• Given instruction
Starting at the first line of the listing below, retype each line up to and including the one that contains "const boxY = [2.95, 3.05];". Leave pictures out.

• Material provided
-*-*-

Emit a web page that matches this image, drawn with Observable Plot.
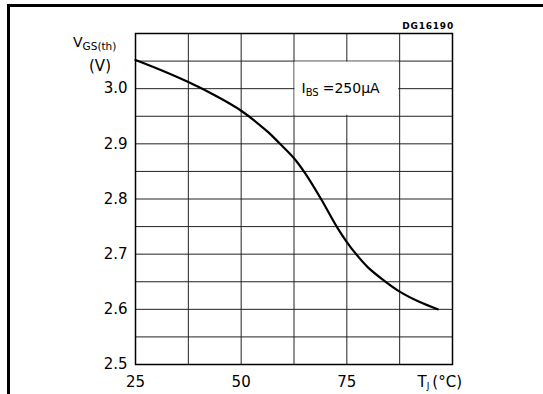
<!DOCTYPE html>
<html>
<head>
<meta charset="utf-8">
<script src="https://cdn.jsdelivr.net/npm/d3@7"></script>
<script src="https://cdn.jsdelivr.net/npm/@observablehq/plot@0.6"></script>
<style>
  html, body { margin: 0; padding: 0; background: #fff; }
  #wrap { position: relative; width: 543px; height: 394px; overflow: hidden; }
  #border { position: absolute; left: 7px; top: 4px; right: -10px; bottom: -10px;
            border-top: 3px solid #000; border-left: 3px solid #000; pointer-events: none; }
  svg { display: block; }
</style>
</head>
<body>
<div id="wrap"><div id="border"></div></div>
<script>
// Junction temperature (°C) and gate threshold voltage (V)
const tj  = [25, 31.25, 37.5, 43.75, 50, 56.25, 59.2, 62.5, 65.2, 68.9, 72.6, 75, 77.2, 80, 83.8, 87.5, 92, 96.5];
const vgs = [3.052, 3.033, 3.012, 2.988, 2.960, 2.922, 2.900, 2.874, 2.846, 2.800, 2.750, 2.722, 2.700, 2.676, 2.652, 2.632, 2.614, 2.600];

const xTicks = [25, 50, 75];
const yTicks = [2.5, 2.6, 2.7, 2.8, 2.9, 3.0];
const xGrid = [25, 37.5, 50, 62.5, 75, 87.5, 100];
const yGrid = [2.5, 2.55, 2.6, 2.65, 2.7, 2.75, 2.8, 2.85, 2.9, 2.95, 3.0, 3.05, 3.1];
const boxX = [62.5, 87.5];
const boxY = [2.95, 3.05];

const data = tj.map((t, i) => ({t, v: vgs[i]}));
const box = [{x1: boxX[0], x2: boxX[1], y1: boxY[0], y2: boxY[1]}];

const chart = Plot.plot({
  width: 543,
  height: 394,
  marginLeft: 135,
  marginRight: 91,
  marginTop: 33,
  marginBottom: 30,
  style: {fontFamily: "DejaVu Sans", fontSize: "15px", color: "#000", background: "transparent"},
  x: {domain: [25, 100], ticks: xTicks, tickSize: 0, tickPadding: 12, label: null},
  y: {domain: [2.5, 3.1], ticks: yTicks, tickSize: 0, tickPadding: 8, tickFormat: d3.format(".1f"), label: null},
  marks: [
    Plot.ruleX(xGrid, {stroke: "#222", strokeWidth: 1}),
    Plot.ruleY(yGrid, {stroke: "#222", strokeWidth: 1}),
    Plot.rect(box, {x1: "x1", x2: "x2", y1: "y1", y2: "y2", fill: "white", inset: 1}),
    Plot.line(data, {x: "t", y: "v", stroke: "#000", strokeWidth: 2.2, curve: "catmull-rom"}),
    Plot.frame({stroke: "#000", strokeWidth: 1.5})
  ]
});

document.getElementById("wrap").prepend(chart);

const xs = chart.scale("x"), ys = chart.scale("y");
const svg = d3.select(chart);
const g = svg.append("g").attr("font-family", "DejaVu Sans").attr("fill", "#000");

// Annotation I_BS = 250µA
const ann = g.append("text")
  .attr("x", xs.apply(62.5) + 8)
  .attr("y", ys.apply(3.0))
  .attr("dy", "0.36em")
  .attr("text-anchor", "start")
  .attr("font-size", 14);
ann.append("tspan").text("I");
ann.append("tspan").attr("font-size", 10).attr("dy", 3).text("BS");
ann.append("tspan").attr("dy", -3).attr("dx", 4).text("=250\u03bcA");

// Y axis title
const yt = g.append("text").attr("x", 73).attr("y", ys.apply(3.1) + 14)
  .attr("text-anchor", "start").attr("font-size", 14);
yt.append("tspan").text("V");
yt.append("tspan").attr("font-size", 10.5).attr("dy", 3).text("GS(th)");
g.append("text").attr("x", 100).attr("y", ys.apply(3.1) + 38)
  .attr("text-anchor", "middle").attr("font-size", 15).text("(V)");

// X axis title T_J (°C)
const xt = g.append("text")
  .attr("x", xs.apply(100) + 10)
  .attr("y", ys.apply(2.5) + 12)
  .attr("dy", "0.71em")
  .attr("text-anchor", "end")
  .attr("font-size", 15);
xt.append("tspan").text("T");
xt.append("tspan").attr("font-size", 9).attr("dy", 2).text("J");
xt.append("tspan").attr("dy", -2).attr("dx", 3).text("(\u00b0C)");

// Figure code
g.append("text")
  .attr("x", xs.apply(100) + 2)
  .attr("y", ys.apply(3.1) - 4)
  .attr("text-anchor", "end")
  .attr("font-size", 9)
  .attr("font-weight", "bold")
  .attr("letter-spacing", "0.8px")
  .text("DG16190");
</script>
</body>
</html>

-*-*-

• Task solution
Emit a web page that matches this image, drawn with Observable Plot.
<!DOCTYPE html>
<html>
<head>
<meta charset="utf-8">
<script src="https://cdn.jsdelivr.net/npm/d3@7"></script>
<script src="https://cdn.jsdelivr.net/npm/@observablehq/plot@0.6"></script>
<style>
  html, body { margin: 0; padding: 0; background: #fff; }
  #wrap { position: relative; width: 543px; height: 394px; overflow: hidden; }
  #border { position: absolute; left: 7px; top: 4px; right: -10px; bottom: -10px;
            border-top: 3px solid #000; border-left: 3px solid #000; pointer-events: none; }
  svg { display: block; }
</style>
</head>
<body>
<div id="wrap"><div id="border"></div></div>
<script>
// Junction temperature (°C) and gate threshold voltage (V)
const tj  = [25, 31.25, 37.5, 43.75, 50, 56.25, 59.2, 62.5, 65.2, 68.9, 72.6, 75, 77.2, 80, 83.8, 87.5, 92, 96.5];
const vgs = [3.052, 3.033, 3.012, 2.988, 2.960, 2.922, 2.900, 2.874, 2.846, 2.800, 2.750, 2.722, 2.700, 2.676, 2.652, 2.632, 2.614, 2.600];

const xTicks = [25, 50, 75];
const yTicks = [2.5, 2.6, 2.7, 2.8, 2.9, 3.0];
const xGrid = [25, 37.5, 50, 62.5, 75, 87.5, 100];
const yGrid = [2.5, 2.55, 2.6, 2.65, 2.7, 2.75, 2.8, 2.85, 2.9, 2.95, 3.0, 3.05, 3.1];
const boxX = [62.5, 87.5];
const boxY = [2.95, 3.05];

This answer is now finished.